Muro e amok

Muro

Foi em Ber­lim. Fui lá, pri­meira vez, em 1984. Jovem crí­tico a entre­vis­tar uma jovem cine­asta. Pou­cos dias, de visita gui­ada, e era um mundo que res­pi­rava um ar — expe­ri­men­tal, artís­tico, sexual — que não exis­tia ainda nesse Por­tu­gal que se ia roçando pela Europa. Mas havia outra coisa em Berlim: um Muro. Havia sem­pre um Muro a atravessar-se. Ber­lim ocidental era uma ilha sofis­ti­ca­dís­sima e aper­ta­dís­sima, com um Muro à volta.

Não admira que lá tenha des­co­berto o amok. Acon­te­cia, em geral, ao fim de semana. Um tipo, um qual­quer tipo, passava-se e desa­tava, raivoso, a con­du­zir como um louco por cima dos pas­seios, con­tra os sinais e com gente (pare­ciam pes­soas e eram pes­soas) a voar para den­tro de pro­tec­to­ras por­tas. Pen­sei que era lenda. Até ver o amok, à frente des­tes olhos que algum dia um jacaré há-de comer. Malhas que o Muro tece. Era, tinha de ser, insuportável tanta insu­la­ri­dade murada.

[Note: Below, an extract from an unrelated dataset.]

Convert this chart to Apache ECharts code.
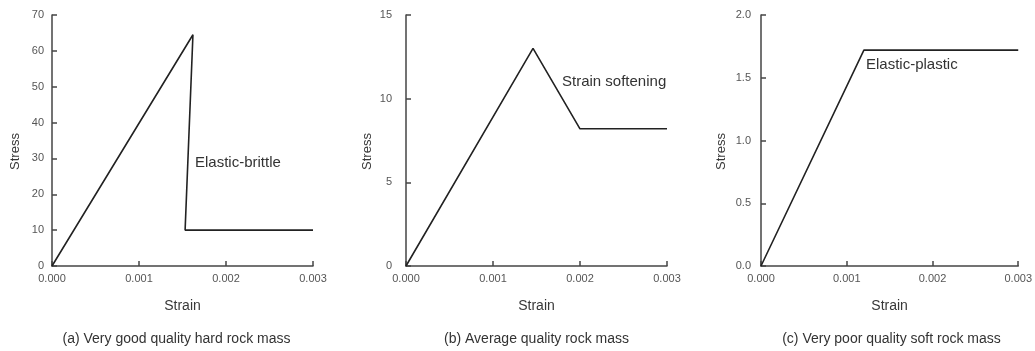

Cinco anos depois, o Muro caiu. Há 30 anos que Berlim voltou a ser uma cidade una, completa, como na tarde de 13 de Agosto de 1961, quando Billy Wilder estava a filmar One, Two, Three, na porta de Brandeburgo. Descobriu, quando voltou ao cenário, na manhã de 14 de Agosto, que um muro já dividia o cenário ao meio. Hei de escrever uma crónica sobre isso.